Le conflit autour de la parcelle de 4 hectares située à Bastos, un quartier chic de Yaoundé, connaît un nouveau tournant. Le ministre des Domaines et des Affaires foncières, Henri Eyébé Ayissi, revient sur sa décision de suspendre la rétrocession du terrain aux familles autochtones, relançant ainsi les hostilités entre l’État du Cameroun et British American Tobacco (BAT).
Le différend foncier opposant l’État du Cameroun à British American Tobacco (BAT) sur une parcelle de 4 hectares à Bastos semble loin d’être résolu. Le 25 novembre 2024, le ministre des Domaines et des Affaires foncières, Henri Eyébé Ayissi, a signé un arrêté maintenant l’exercice du droit de préemption de l’État et la rétrocession du terrain à des familles autochtones, après avoir pourtant annulé cette décision le 31 juillet 2024 sur « très hautes instructions » présidentielles. Ce revirement intervient après un recours gracieux déposé le 20 novembre 2024 par Me Olivier Chi Nouako, avocat des familles bénéficiaires de la rétrocession. Ces dernières avaient déjà vendu le terrain à des personnalités influentes, ce qui alimente des accusations de spéculation foncière au sein des cercles du pouvoir.
Dans sa correspondance du 25 novembre 2024 adressée à BAT Cameroun, le ministre Eyébé Ayissi explique son changement de position. Il admet avoir interprété de manière « extensive » les directives contenues dans une lettre du 26 juin 2024 émanant du secrétaire général de la présidence de la République, Ferdinand Ngoh Ngoh. Ce courrier, censé transmettre les « très hautes instructions » du chef de l’État, n’aurait pas explicitement exigé d’annuler la rétrocession du terrain. Pourtant, l’intervention de la présidence avait été perçue comme un soutien à BAT, qui dénonçait une spoliation de ses droits fonciers. L’entreprise avait obtenu un titre foncier pour cette parcelle dans les années 1990, avant d’être dépossédée par un arrêté ministériel en avril 2024 au profit des familles Edoa Onambélé Tobie, Bissoni Bissoni Richard et Etoundi Jean Luc.
Face à ce nouveau développement, BAT pourrait intensifier ses actions en justice. Déjà engagée dans une procédure devant le tribunal administratif de Yaoundé, la multinationale menace de porter l’affaire devant des juridictions internationales si nécessaire. Ses avocats dénoncent une manœuvre orchestrée pour exproprier leur client au profit de tiers influents. Lors d’une audience le 11 juillet 2024, BAT avait exprimé son intention de se battre pour récupérer le terrain, qualifiant les actes de l’État de « violation flagrante des droits de propriété ».
Au-delà de l’aspect judiciaire, ce litige met en lumière des pratiques controversées au sein de l’administration camerounaise.
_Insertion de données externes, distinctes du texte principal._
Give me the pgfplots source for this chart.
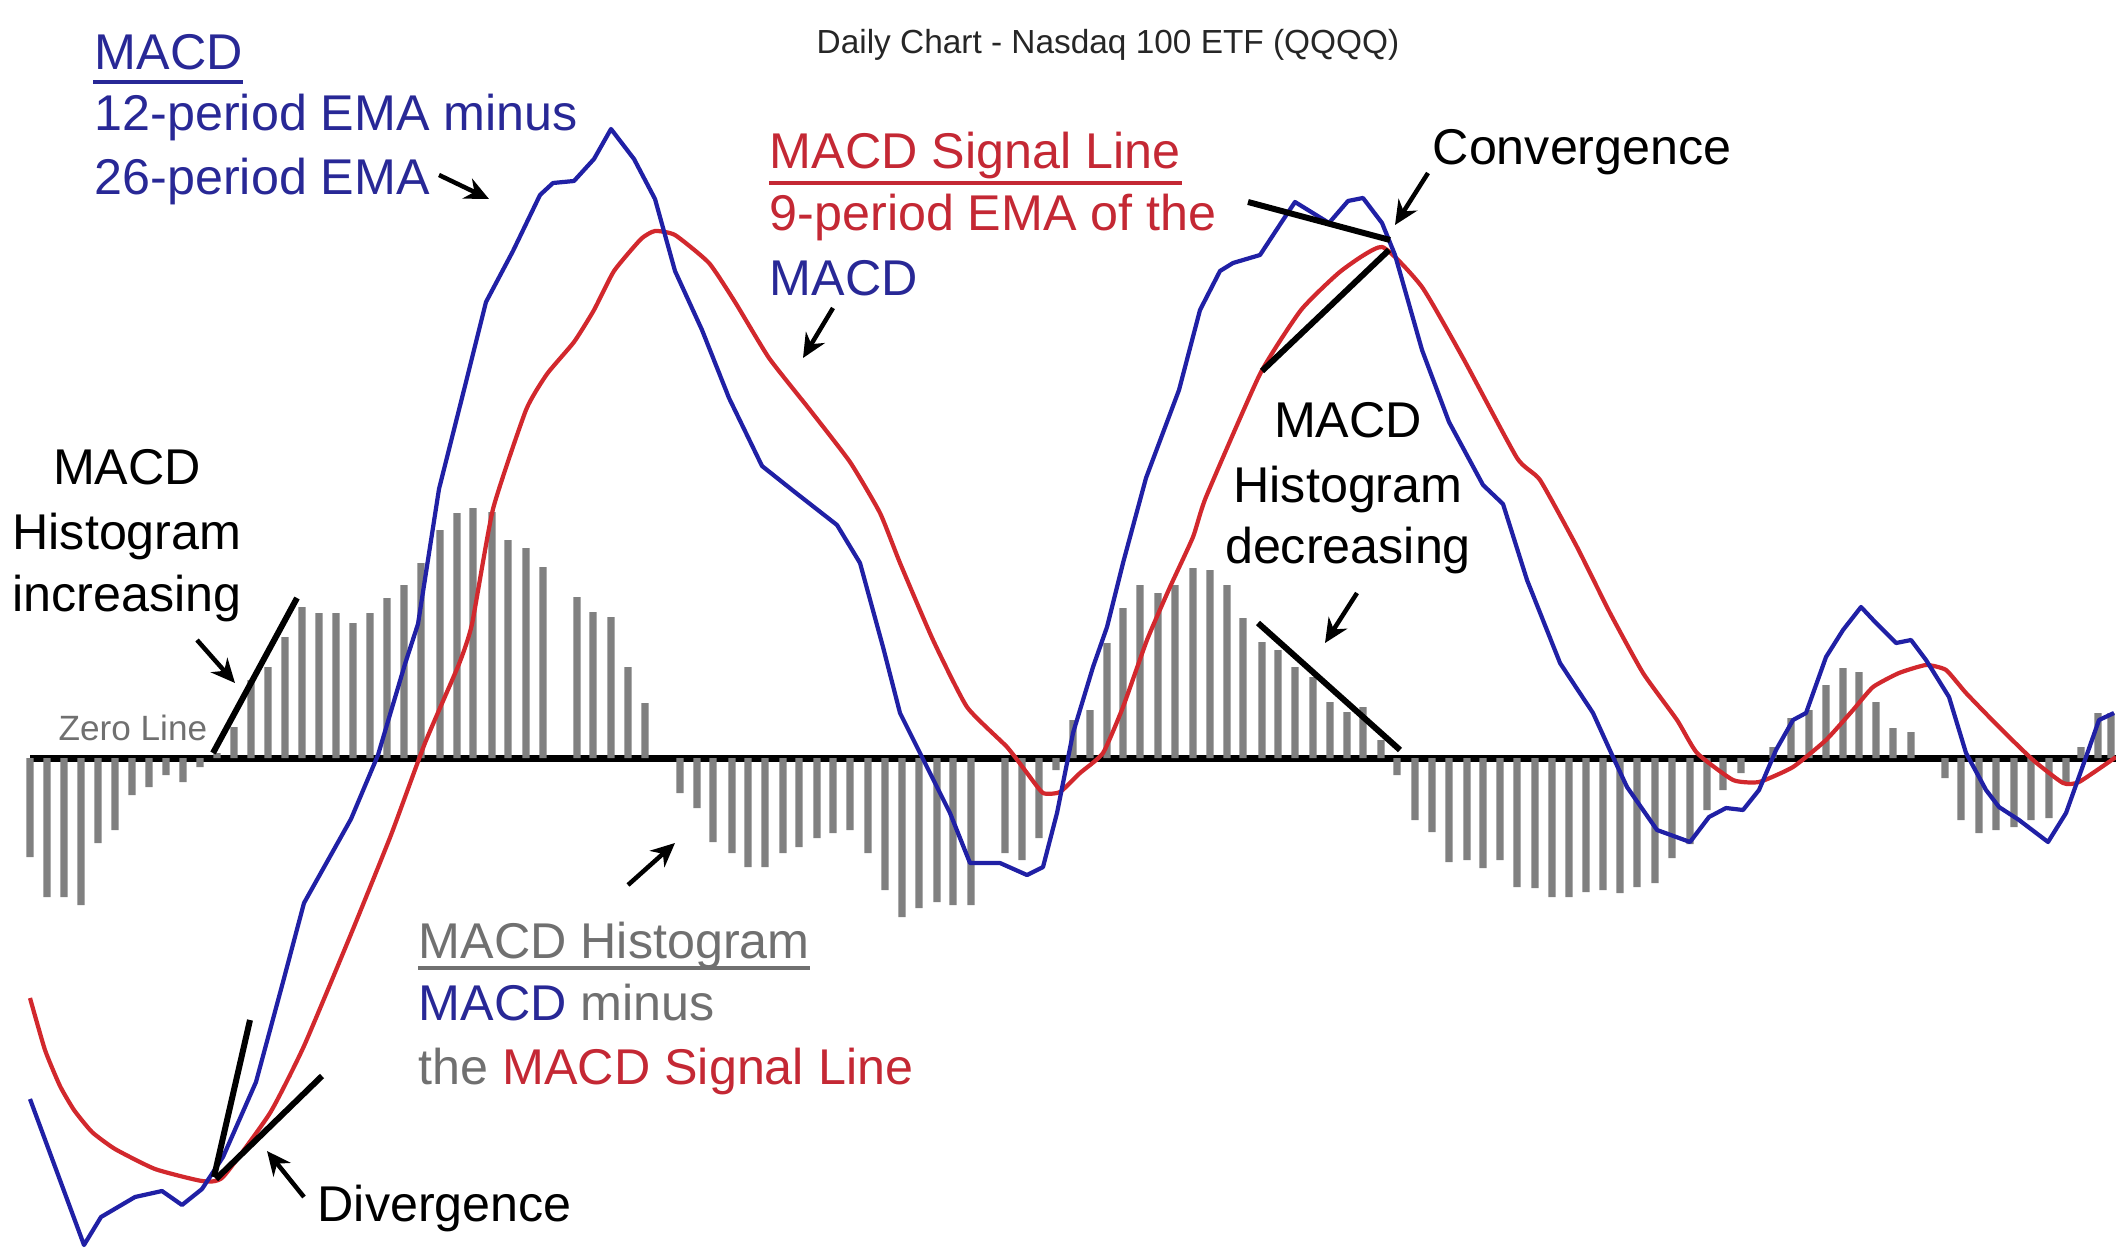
\documentclass[border=0pt]{standalone}
\usepackage{pgfplots}
\pgfplotsset{compat=1.18}
\usepackage{fontspec}
\setmainfont{Liberation Sans}
\setsansfont{Liberation Sans}
\usetikzlibrary{arrows.meta}
\definecolor{macdline}{RGB}{32,32,165}
\definecolor{sigline}{RGB}{210,40,45}
\definecolor{macdtext}{RGB}{40,40,150}
\definecolor{sigtext}{RGB}{196,40,52}
\definecolor{histtext}{RGB}{112,112,112}
\definecolor{barcol}{RGB}{128,128,128}
\newcommand\bigf{\fontsize{14.3}{17}\selectfont}
\begin{document}
\begin{tikzpicture}
\begin{axis}[width=21.16cm, height=12.48cm, scale only axis,
  xmin=0, xmax=2116, ymin=-490, ymax=758, hide axis, clip=false]
\coordinate (sw) at (axis cs:0,-490);
\coordinate (ne) at (axis cs:2116,758);
% zero line
\draw[black, line width=0.7mm] (axis cs:30,0) -- (axis cs:2116,0);
% histogram
\addplot[ybar, bar width=0.72mm, bar shift=0pt, fill=barcol, draw=none] coordinates {
(30,-99) (47,-139) (64,-139) (81,-147) (98,-85) (115,-72) (132,-37) (149,-29)
(166,-17) (183,-24) (200,-9) (217,5) (234,31) (251,78) (268,91) (285,121)
(302,151) (319,145) (336,145) (353,135) (370,145) (387,160) (404,173) (421,195)
(440,228) (457,245) (473,250) (492,246) (508,218) (526,210) (543,191)
(577,161) (593,146) (611,141) (628,91) (645,55)
(680,-35) (697,-50) (713,-84) (732,-95) (748,-109) (765,-109) (783,-95) (799,-89)
(817,-80) (833,-75) (850,-72) (868,-95) (885,-132) (902,-159) (919,-150) (937,-144)
(953,-147) (971,-147) (1005,-95) (1022,-102) (1039,-80) (1056,-12)
(1073,38) (1090,48) (1107,115) (1123,150) (1140,173) (1158,165) (1175,173) (1193,190)
(1210,188) (1227,173) (1243,140) (1262,116) (1278,108) (1295,91) (1313,81) (1330,56)
(1347,46) (1363,51) (1381,18)
(1397,-17) (1415,-62) (1432,-74) (1449,-104) (1467,-102) (1483,-110) (1500,-102)
(1517,-129) (1535,-130) (1552,-139) (1569,-139) (1586,-134) (1603,-132) (1620,-135)
(1637,-129) (1655,-125) (1672,-100) (1690,-86) (1707,-52) (1723,-32) (1741,-15)
(1773,11) (1791,40) (1809,48) (1826,73) (1843,90) (1859,86) (1876,56) (1893,30) (1911,26)
(1945,-20) (1961,-62) (1979,-75) (1996,-72) (2014,-69) (2031,-62) (2049,-60) (2066,-25)
(2081,11) (2098,45) (2111,45)
};
% signal line
\addplot[sigline, line width=1.2pt, line join=round, mark=none, smooth, tension=0.3] coordinates {
(30,-240) (45,-292) (60,-328) (74,-352) (92,-374) (115,-391) (155,-411) (202,-423) (223,-419) (270,-355) (304,-288)
(351,-176) (391,-77) (425,15) (459,94) (472,134) (493,249) (526,348) (547,384)
(574,416) (594,448) (614,487) (641,519) (655,527) (675,523) (709,495) (735,456)
(769,400) (810,348) (850,296) (880,245) (900,195) (933,118) (967,51) (1007,11)
(1027,-15) (1043,-35) (1060,-34) (1080,-15) (1103,5) (1123,51) (1147,118) (1170,171)
(1193,221) (1206,261) (1260,384) (1301,448) (1341,487) (1382,511) (1422,471) (1463,400)
(1517,300) (1540,278) (1577,211) (1610,145) (1643,85) (1677,38) (1697,5) (1733,-22)
(1759,-24) (1793,-9) (1826,18) (1853,48) (1873,71) (1899,85) (1926,93) (1946,88)
(1966,65) (1999,31) (2033,-2) (2063,-25) (2079,-24) (2116,1)
};
% MACD line
\addplot[macdline, line width=1.2pt, line join=round, mark=none] coordinates {
(30,-341) (84,-487) (101,-459) (135,-439) (162,-433) (182,-447) (202,-431) (223,-399)
(256,-324) (283,-224) (304,-145) (351,-61) (378,3) (405,94) (418,134) (439,269)
(466,376) (486,456) (513,507) (540,563) (553,575) (574,577) (594,599) (611,629)
(634,599) (655,559) (675,487) (702,428) (729,360) (762,292) (796,265) (837,233)
(860,195) (883,111) (900,45) (927,-9) (950,-55) (970,-105) (1000,-105) (1027,-117)
(1043,-109) (1057,-55) (1073,25) (1093,91) (1107,131) (1123,195) (1146,280) (1179,368)
(1200,448) (1220,487) (1233,495) (1260,503) (1281,535) (1295,556) (1329,535) (1348,557)
(1363,560) (1382,535) (1395,503) (1422,408) (1449,336) (1483,273) (1503,254) (1527,178)
(1560,95) (1593,45) (1613,1) (1627,-29) (1657,-72) (1690,-84) (1709,-59) (1726,-50)
(1743,-52) (1759,-32) (1776,8) (1793,38) (1806,45) (1826,101) (1843,128) (1861,151)
(1876,135) (1896,115) (1911,118) (1926,98) (1949,61) (1966,5) (1986,-32) (1999,-49)
(2019,-62) (2048,-84) (2066,-55) (2086,1) (2099,38) (2114,45)
};
% tangent lines
\draw[black, line width=0.6mm] (axis cs:213,5) -- (axis cs:297,160);
\draw[black, line width=0.6mm] (axis cs:1258,135) -- (axis cs:1400,8);
\draw[black, line width=0.6mm] (axis cs:1248,556) -- (axis cs:1390,518);
\draw[black, line width=0.6mm] (axis cs:1262,387) -- (axis cs:1389,508);
\draw[black, line width=0.6mm] (axis cs:250,-262) -- (axis cs:214,-419);
\draw[black, line width=0.6mm] (axis cs:322,-318) -- (axis cs:216,-421);
% arrows
\tikzset{ann/.style={black, line width=0.45mm, -{Stealth[length=2.4mm, width=2.2mm]}}}
\draw[ann] (axis cs:439,583) -- (axis cs:489,559);
\draw[ann] (axis cs:833,450) -- (axis cs:803,400);
\draw[ann] (axis cs:1428,585) -- (axis cs:1395,533);
\draw[ann] (axis cs:1357,165) -- (axis cs:1325,115);
\draw[ann] (axis cs:197,118) -- (axis cs:235,75);
\draw[ann] (axis cs:628,-127) -- (axis cs:675,-85);
\draw[ann] (axis cs:304,-439) -- (axis cs:267,-393);
% texts
\node[anchor=base west, inner sep=0pt, font=\fontsize{9.5}{11}\selectfont, text=black!85] at (axis cs:816,704) {Daily Chart - Nasdaq 100 ETF (QQQQ)};
\node[anchor=base west, inner sep=0pt, font=\bigf, text=macdtext] at (axis cs:94,688) {MACD};
\draw[macdtext, line width=0.4mm] (axis cs:93,676) -- (axis cs:243,676);
\node[anchor=base west, inner sep=0pt, font=\bigf, text=macdtext] at (axis cs:94,627) {12-period EMA minus};
\node[anchor=base west, inner sep=0pt, font=\bigf, text=macdtext] at (axis cs:94,563) {26-period EMA};
\node[anchor=base west, inner sep=0pt, font=\bigf, text=sigtext] at (axis cs:769,589) {MACD Signal Line};
\draw[sigtext, line width=0.4mm] (axis cs:769,575) -- (axis cs:1182,575);
\node[anchor=base west, inner sep=0pt, font=\bigf, text=sigtext] at (axis cs:769,527) {9-period EMA of the};
\node[anchor=base west, inner sep=0pt, font=\bigf, text=macdtext] at (axis cs:769,462) {MACD};
\node[anchor=base west, inner sep=0pt, font=\bigf] at (axis cs:1432,593) {Convergence};
\node[anchor=base, inner sep=0pt, font=\bigf] at (axis cs:1348,320) {MACD};
\node[anchor=base, inner sep=0pt, font=\bigf] at (axis cs:1348,256) {Histogram};
\node[anchor=base, inner sep=0pt, font=\bigf] at (axis cs:1348,195) {decreasing};
\node[anchor=base, inner sep=0pt, font=\bigf] at (axis cs:127,273) {MACD};
\node[anchor=base, inner sep=0pt, font=\bigf] at (axis cs:127,209) {Histogram};
\node[anchor=base, inner sep=0pt, font=\bigf] at (axis cs:127,147) {increasing};
\node[anchor=base west, inner sep=0pt, font=\fontsize{10}{12}\selectfont, text=histtext] at (axis cs:58,18) {Zero Line};
\node[anchor=base west, inner sep=0pt, font=\bigf, text=histtext] at (axis cs:418,-200) {MACD Histogram};
\draw[histtext, line width=0.4mm] (axis cs:418,-210) -- (axis cs:810,-210);
\node[anchor=base west, inner sep=0pt, font=\bigf] at (axis cs:418,-262) {\textcolor{macdtext}{MACD} \textcolor{histtext}{minus}};
\node[anchor=base west, inner sep=0pt, font=\bigf] at (axis cs:418,-326) {\textcolor{histtext}{the} \textcolor{sigtext}{MACD Signal Line}};
\node[anchor=base west, inner sep=0pt, font=\bigf] at (axis cs:317,-463) {Divergence};
\end{axis}
\pgfresetboundingbox
\path (sw) rectangle (ne);
\end{tikzpicture}
\end{document}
Selon des sources concordantes, les familles ayant bénéficié de la rétrocession auraient rapidement vendu la parcelle à des personnalités proches du pouvoir. Cette situation soulève des interrogations sur l’intégrité des décisions administratives et l’utilisation du droit de préemption de l’État. Alors que le gouvernement semble divisé sur ce dossier sensible, l’issue de ce litige pourrait avoir des répercussions majeures sur l’image du Cameroun en matière de respect des droits de propriété et d’attractivité pour les investisseurs étrangers.
En attendant, l’affrontement entre BAT et l’État promet de s’intensifier dans les mois à venir, relançant un débat national sur la gestion équitable du patrimoine foncier.